Another way of classifying hemolytic anemia is to think about intravascular and extravascular hemolysis. Extravascular hemolysis releases free hemoglobin into the circualtion and causes renal failure accompanied by severe symptoms. The cause are incopatible blood transfusion, paroxysmal cold hemoglobinuria and paroxysmal nocturnal hemoglobinuria, microangiopathic hemolytic anemias, fresh water drowning, some toxins, severe G-6PD deficiency especially after some drugs or beans, severe AIHA, some forms of unstable hemoglobinopathies, and march hemoglobinuria. This last is caused by the squashing of red blood cells in the small vessels of the feet as they slap against the tarmac. It is a problem in long distance runners and schizophrenics who repeatedly slap their heads with the palms of their hands! All the rest are intravascular hemolytic anemias.
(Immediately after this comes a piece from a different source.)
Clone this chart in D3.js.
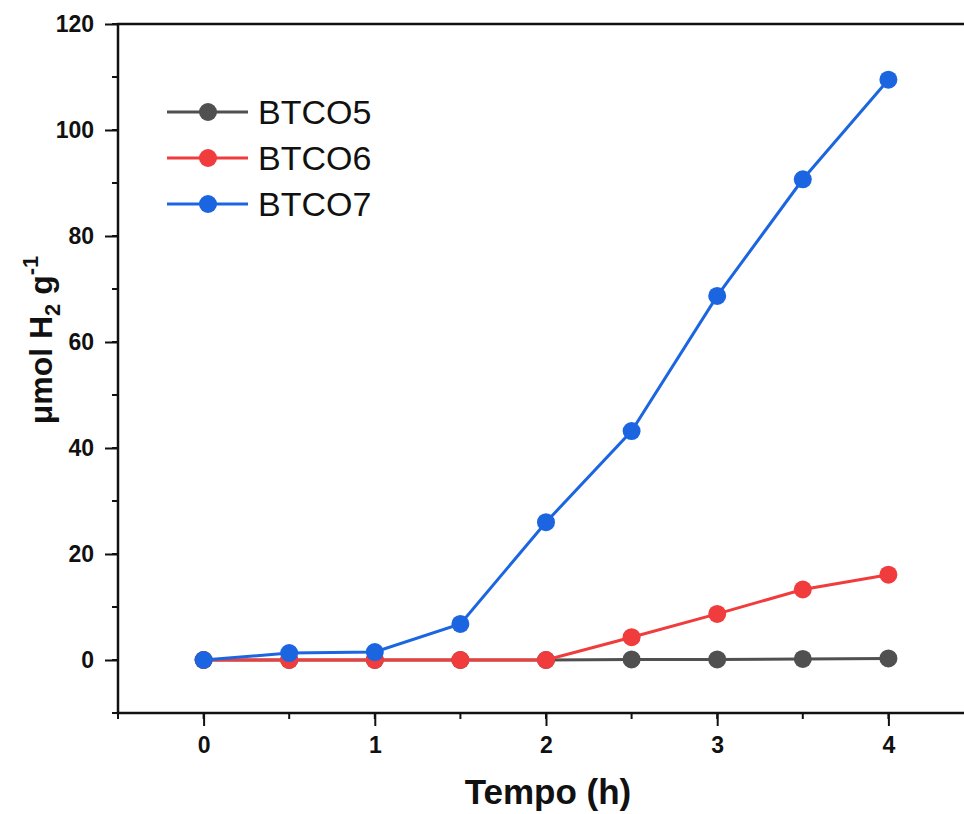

Yet another way of classifying hemolytic anemias is by what you see down the microscope. Spherocytes are formed when bits of membrane are chewed off. it happens mostly in the spleen to red cells coated with antibody, or with a membrane lacking the protein spectrin or to cells whose membrane has been damaged by the enzyme lecithinase, produced by the bacterium Clostridium Welchii. The cell assumes the shape with the largest volume and the smallest surface area, namely a sphere. The exit doors from the spleen are only two microns wide, but a sphere cannot squeeze itself through so small a gap, the way that a biconcave disc can, so spherocytes are doomed to a splenic death.

Fragmented cells are seen in anemias where the red cells are mechanically damaged. this can be from fibrin strands in the circulation, such as occur in disseminated intravacular coagulation and microangiopathic hemolytic anemias (thrombotic thrombocytopenic purpura, hemolytic uremic syndrome, malignant hypertension, toxemia of pregnancy, meningococcal septicemia) or by mechanical heart valves or arterial grafts. The anemia can be acute (and usually intravascular) or chronic (also intravascular but without the symptoms) and likely to result in iron deficiency with stainable iron in the urine.

1 comment:

Barbara said...

Dr. Hamblin,

I'm enjoying your anemia topics very much. I was diagnosed with CAD 1 1/2 yrs ago along with an underlying low grade B-cell lymphoma. It's been hard to wrap my mind around AIHA and cold agglutinins, let alone explain them to my family and friends.

Your articles are a God-send. Bless you!